= José Torrubia =

Spanish Catholic missionary, scientist and author

José Torrubia was born in 1698 in Spain, professed his vows as priest and as a Franciscan in 1714. He was also a naturalist (interested in Geology and palaeontology).

He volunteered for missionary service in the Philippines, arriving there in 1721. He traveled to Canton. His talents were recognized early and he moved rapidly into significant positions, most notably in 1734 when he was picked to represent the Philippine Franciscans in Spain and Rome.

After almost a decade in Spain, he had become embroiled with the Philippine Franciscans over disputed interpretations of his instructions as their representative.

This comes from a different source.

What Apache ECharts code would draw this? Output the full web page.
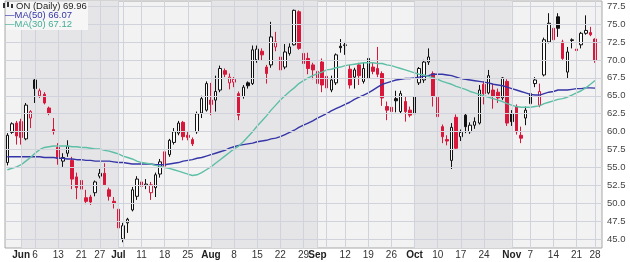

He went to Mexico with Spanish Franciscans destined for the Philippines, but intuiting that his welcome there would be uncertain but probably hostile, he joined a Mexican group of Franciscans in 1745. The disputes engendered a small mountain of paper as the parties tried to convince the Spanish king, Charles III and the Pope, Benedict XIV of the validity of their competing claims and charges. At one point Torrubia was jailed in Cuba, but ultimately Spanish royal officials, ecclesiastical authorities, and even the Franciscans in Spain and Rome absolved him of all fault and dismissed the charges brought by the Philippine Franciscans. He went on to hold important positions in Rome, dying there in 1761 with a significant body of published work to his credit.

==Honours==
In 1825, botanist Vell. published Torrubia (a flowering plant in the family Nyctaginaceae) but it was later classed as a synonym of Guapira.
Then in 1885 mycologist, Jean Louis Émile Boudier published Torrubiella, which is a genus of fungi in the family Cordycipitaceae and also named after Jose.